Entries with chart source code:
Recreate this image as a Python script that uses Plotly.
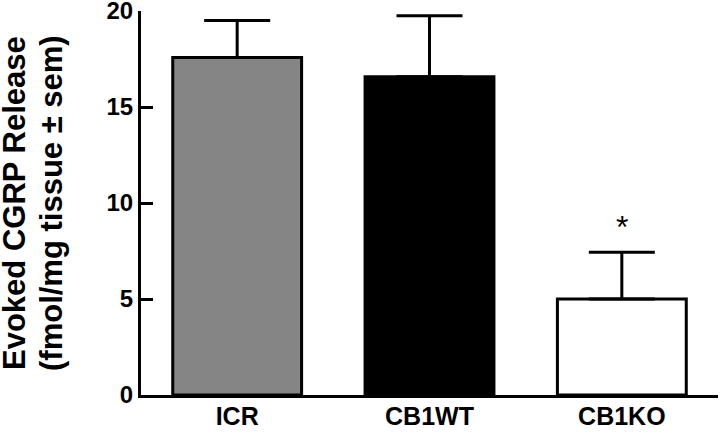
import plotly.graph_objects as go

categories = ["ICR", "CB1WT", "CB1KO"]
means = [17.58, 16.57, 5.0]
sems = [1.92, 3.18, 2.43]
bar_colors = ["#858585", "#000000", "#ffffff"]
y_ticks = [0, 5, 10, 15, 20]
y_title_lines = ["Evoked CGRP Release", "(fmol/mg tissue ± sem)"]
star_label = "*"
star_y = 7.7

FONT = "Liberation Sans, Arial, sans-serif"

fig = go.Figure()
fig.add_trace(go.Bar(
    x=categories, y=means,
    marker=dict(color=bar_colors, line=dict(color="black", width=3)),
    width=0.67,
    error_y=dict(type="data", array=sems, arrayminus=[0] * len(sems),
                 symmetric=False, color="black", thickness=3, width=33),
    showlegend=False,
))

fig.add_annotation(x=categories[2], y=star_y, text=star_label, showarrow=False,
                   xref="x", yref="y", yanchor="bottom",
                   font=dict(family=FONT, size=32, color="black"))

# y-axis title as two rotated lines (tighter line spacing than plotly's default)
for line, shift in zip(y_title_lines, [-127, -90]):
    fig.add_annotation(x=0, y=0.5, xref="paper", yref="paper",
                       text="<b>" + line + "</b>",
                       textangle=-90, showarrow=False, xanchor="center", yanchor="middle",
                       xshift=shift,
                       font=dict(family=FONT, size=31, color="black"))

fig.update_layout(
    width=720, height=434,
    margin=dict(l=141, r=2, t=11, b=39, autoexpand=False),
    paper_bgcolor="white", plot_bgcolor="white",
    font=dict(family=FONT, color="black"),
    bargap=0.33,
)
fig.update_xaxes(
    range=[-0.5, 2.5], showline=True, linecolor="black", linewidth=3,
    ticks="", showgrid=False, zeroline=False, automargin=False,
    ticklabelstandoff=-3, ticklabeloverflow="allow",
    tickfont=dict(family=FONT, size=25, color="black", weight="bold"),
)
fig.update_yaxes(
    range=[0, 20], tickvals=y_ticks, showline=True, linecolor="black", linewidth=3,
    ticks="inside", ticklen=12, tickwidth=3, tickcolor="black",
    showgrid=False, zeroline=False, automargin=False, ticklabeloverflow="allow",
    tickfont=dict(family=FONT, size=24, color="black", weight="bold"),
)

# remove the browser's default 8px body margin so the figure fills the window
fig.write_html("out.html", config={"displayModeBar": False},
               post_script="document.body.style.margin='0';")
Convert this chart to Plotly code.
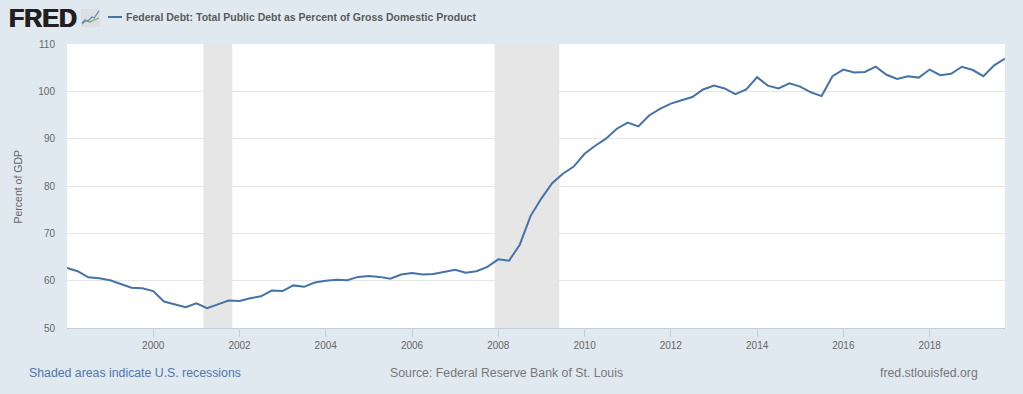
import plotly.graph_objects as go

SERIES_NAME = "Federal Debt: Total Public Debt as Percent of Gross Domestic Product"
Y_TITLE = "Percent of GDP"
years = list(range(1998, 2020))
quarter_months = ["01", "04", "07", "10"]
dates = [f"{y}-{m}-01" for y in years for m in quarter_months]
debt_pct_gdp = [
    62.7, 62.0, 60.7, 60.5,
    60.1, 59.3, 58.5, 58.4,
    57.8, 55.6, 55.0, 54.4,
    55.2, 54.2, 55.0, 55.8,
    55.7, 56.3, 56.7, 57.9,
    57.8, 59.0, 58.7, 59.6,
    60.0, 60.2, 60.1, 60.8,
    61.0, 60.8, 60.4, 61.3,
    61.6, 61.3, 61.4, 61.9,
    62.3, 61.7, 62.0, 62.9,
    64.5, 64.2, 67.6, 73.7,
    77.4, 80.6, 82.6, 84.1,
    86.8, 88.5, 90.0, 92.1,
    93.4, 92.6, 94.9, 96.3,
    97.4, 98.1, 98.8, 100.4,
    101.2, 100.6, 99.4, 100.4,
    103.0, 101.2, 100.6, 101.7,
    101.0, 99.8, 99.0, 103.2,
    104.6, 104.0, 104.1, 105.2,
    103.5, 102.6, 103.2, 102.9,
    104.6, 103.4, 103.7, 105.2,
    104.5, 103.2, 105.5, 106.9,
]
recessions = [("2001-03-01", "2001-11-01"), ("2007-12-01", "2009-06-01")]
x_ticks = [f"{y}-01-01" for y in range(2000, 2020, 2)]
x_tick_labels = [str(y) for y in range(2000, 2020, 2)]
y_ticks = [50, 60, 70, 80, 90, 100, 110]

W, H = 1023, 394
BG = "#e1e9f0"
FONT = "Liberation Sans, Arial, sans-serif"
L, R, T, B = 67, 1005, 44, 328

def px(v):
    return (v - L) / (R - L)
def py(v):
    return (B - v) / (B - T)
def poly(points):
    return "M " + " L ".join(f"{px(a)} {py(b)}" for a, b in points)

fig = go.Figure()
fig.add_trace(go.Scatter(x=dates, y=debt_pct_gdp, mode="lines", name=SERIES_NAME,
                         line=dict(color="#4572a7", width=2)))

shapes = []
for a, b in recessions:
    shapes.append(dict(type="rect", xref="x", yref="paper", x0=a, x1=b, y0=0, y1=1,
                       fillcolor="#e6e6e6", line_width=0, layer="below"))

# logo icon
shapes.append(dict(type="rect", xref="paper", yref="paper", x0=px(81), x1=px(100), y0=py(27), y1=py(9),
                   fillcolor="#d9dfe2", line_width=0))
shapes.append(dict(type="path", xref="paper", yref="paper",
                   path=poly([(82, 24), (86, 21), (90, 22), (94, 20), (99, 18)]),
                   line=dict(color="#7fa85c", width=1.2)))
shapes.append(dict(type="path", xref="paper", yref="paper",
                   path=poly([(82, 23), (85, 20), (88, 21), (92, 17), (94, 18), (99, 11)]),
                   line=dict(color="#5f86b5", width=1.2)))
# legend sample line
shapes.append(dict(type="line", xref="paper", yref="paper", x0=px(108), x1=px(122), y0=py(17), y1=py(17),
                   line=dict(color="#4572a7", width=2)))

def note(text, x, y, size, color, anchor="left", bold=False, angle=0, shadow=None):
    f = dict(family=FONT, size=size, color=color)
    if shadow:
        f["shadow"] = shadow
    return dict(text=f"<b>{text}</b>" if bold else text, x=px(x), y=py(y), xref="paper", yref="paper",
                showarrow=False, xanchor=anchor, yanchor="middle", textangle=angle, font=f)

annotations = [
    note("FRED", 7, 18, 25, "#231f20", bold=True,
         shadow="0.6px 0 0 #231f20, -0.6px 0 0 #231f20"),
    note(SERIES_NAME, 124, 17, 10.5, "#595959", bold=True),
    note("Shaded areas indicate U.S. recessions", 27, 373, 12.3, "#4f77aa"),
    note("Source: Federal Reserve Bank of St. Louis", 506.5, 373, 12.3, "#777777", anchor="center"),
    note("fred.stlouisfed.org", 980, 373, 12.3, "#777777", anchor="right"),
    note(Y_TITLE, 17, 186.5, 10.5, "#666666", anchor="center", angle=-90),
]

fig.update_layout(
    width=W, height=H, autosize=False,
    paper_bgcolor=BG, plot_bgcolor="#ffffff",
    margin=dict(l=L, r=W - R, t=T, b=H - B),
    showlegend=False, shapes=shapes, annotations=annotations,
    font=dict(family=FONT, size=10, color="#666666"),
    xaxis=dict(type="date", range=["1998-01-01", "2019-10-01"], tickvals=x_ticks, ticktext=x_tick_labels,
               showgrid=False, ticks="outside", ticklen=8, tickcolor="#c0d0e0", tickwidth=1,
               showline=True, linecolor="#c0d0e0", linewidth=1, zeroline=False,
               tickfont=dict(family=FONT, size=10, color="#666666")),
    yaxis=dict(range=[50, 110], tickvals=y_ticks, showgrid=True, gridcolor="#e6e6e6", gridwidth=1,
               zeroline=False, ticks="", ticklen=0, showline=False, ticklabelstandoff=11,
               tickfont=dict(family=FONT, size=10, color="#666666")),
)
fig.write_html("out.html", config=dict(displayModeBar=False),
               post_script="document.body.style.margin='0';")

*PROBLEM TO SOLVE:* Reproduce every line above as written, skipping pictures.

*THE OUTPUT:*
Recreate this image as a Python script that uses Plotly.
import plotly.graph_objects as go

categories = ["ICR", "CB1WT", "CB1KO"]
means = [17.58, 16.57, 5.0]
sems = [1.92, 3.18, 2.43]
bar_colors = ["#858585", "#000000", "#ffffff"]
y_ticks = [0, 5, 10, 15, 20]
y_title_lines = ["Evoked CGRP Release", "(fmol/mg tissue ± sem)"]
star_label = "*"
star_y = 7.7

FONT = "Liberation Sans, Arial, sans-serif"

fig = go.Figure()
fig.add_trace(go.Bar(
    x=categories, y=means,
    marker=dict(color=bar_colors, line=dict(color="black", width=3)),
    width=0.67,
    error_y=dict(type="data", array=sems, arrayminus=[0] * len(sems),
                 symmetric=False, color="black", thickness=3, width=33),
    showlegend=False,
))

fig.add_annotation(x=categories[2], y=star_y, text=star_label, showarrow=False,
                   xref="x", yref="y", yanchor="bottom",
                   font=dict(family=FONT, size=32, color="black"))

# y-axis title as two rotated lines (tighter line spacing than plotly's default)
for line, shift in zip(y_title_lines, [-127, -90]):
    fig.add_annotation(x=0, y=0.5, xref="paper", yref="paper",
                       text="<b>" + line + "</b>",
                       textangle=-90, showarrow=False, xanchor="center", yanchor="middle",
                       xshift=shift,
                       font=dict(family=FONT, size=31, color="black"))

fig.update_layout(
    width=720, height=434,
    margin=dict(l=141, r=2, t=11, b=39, autoexpand=False),
    paper_bgcolor="white", plot_bgcolor="white",
    font=dict(family=FONT, color="black"),
    bargap=0.33,
)
fig.update_xaxes(
    range=[-0.5, 2.5], showline=True, linecolor="black", linewidth=3,
    ticks="", showgrid=False, zeroline=False, automargin=False,
    ticklabelstandoff=-3, ticklabeloverflow="allow",
    tickfont=dict(family=FONT, size=25, color="black", weight="bold"),
)
fig.update_yaxes(
    range=[0, 20], tickvals=y_ticks, showline=True, linecolor="black", linewidth=3,
    ticks="inside", ticklen=12, tickwidth=3, tickcolor="black",
    showgrid=False, zeroline=False, automargin=False, ticklabeloverflow="allow",
    tickfont=dict(family=FONT, size=24, color="black", weight="bold"),
)

# remove the browser's default 8px body margin so the figure fills the window
fig.write_html("out.html", config={"displayModeBar": False},
               post_script="document.body.style.margin='0';")
Convert this chart to Plotly code.
import plotly.graph_objects as go

SERIES_NAME = "Federal Debt: Total Public Debt as Percent of Gross Domestic Product"
Y_TITLE = "Percent of GDP"
years = list(range(1998, 2020))
quarter_months = ["01", "04", "07", "10"]
dates = [f"{y}-{m}-01" for y in years for m in quarter_months]
debt_pct_gdp = [
    62.7, 62.0, 60.7, 60.5,
    60.1, 59.3, 58.5, 58.4,
    57.8, 55.6, 55.0, 54.4,
    55.2, 54.2, 55.0, 55.8,
    55.7, 56.3, 56.7, 57.9,
    57.8, 59.0, 58.7, 59.6,
    60.0, 60.2, 60.1, 60.8,
    61.0, 60.8, 60.4, 61.3,
    61.6, 61.3, 61.4, 61.9,
    62.3, 61.7, 62.0, 62.9,
    64.5, 64.2, 67.6, 73.7,
    77.4, 80.6, 82.6, 84.1,
    86.8, 88.5, 90.0, 92.1,
    93.4, 92.6, 94.9, 96.3,
    97.4, 98.1, 98.8, 100.4,
    101.2, 100.6, 99.4, 100.4,
    103.0, 101.2, 100.6, 101.7,
    101.0, 99.8, 99.0, 103.2,
    104.6, 104.0, 104.1, 105.2,
    103.5, 102.6, 103.2, 102.9,
    104.6, 103.4, 103.7, 105.2,
    104.5, 103.2, 105.5, 106.9,
]
recessions = [("2001-03-01", "2001-11-01"), ("2007-12-01", "2009-06-01")]
x_ticks = [f"{y}-01-01" for y in range(2000, 2020, 2)]
x_tick_labels = [str(y) for y in range(2000, 2020, 2)]
y_ticks = [50, 60, 70, 80, 90, 100, 110]

W, H = 1023, 394
BG = "#e1e9f0"
FONT = "Liberation Sans, Arial, sans-serif"
L, R, T, B = 67, 1005, 44, 328

def px(v):
    return (v - L) / (R - L)
def py(v):
    return (B - v) / (B - T)
def poly(points):
    return "M " + " L ".join(f"{px(a)} {py(b)}" for a, b in points)

fig = go.Figure()
fig.add_trace(go.Scatter(x=dates, y=debt_pct_gdp, mode="lines", name=SERIES_NAME,
                         line=dict(color="#4572a7", width=2)))

shapes = []
for a, b in recessions:
    shapes.append(dict(type="rect", xref="x", yref="paper", x0=a, x1=b, y0=0, y1=1,
                       fillcolor="#e6e6e6", line_width=0, layer="below"))

# logo icon
shapes.append(dict(type="rect", xref="paper", yref="paper", x0=px(81), x1=px(100), y0=py(27), y1=py(9),
                   fillcolor="#d9dfe2", line_width=0))
shapes.append(dict(type="path", xref="paper", yref="paper",
                   path=poly([(82, 24), (86, 21), (90, 22), (94, 20), (99, 18)]),
                   line=dict(color="#7fa85c", width=1.2)))
shapes.append(dict(type="path", xref="paper", yref="paper",
                   path=poly([(82, 23), (85, 20), (88, 21), (92, 17), (94, 18), (99, 11)]),
                   line=dict(color="#5f86b5", width=1.2)))
# legend sample line
shapes.append(dict(type="line", xref="paper", yref="paper", x0=px(108), x1=px(122), y0=py(17), y1=py(17),
                   line=dict(color="#4572a7", width=2)))

def note(text, x, y, size, color, anchor="left", bold=False, angle=0, shadow=None):
    f = dict(family=FONT, size=size, color=color)
    if shadow:
        f["shadow"] = shadow
    return dict(text=f"<b>{text}</b>" if bold else text, x=px(x), y=py(y), xref="paper", yref="paper",
                showarrow=False, xanchor=anchor, yanchor="middle", textangle=angle, font=f)

annotations = [
    note("FRED", 7, 18, 25, "#231f20", bold=True,
         shadow="0.6px 0 0 #231f20, -0.6px 0 0 #231f20"),
    note(SERIES_NAME, 124, 17, 10.5, "#595959", bold=True),
    note("Shaded areas indicate U.S. recessions", 27, 373, 12.3, "#4f77aa"),
    note("Source: Federal Reserve Bank of St. Louis", 506.5, 373, 12.3, "#777777", anchor="center"),
    note("fred.stlouisfed.org", 980, 373, 12.3, "#777777", anchor="right"),
    note(Y_TITLE, 17, 186.5, 10.5, "#666666", anchor="center", angle=-90),
]

fig.update_layout(
    width=W, height=H, autosize=False,
    paper_bgcolor=BG, plot_bgcolor="#ffffff",
    margin=dict(l=L, r=W - R, t=T, b=H - B),
    showlegend=False, shapes=shapes, annotations=annotations,
    font=dict(family=FONT, size=10, color="#666666"),
    xaxis=dict(type="date", range=["1998-01-01", "2019-10-01"], tickvals=x_ticks, ticktext=x_tick_labels,
               showgrid=False, ticks="outside", ticklen=8, tickcolor="#c0d0e0", tickwidth=1,
               showline=True, linecolor="#c0d0e0", linewidth=1, zeroline=False,
               tickfont=dict(family=FONT, size=10, color="#666666")),
    yaxis=dict(range=[50, 110], tickvals=y_ticks, showgrid=True, gridcolor="#e6e6e6", gridwidth=1,
               zeroline=False, ticks="", ticklen=0, showline=False, ticklabelstandoff=11,
               tickfont=dict(family=FONT, size=10, color="#666666")),
)
fig.write_html("out.html", config=dict(displayModeBar=False),
               post_script="document.body.style.margin='0';")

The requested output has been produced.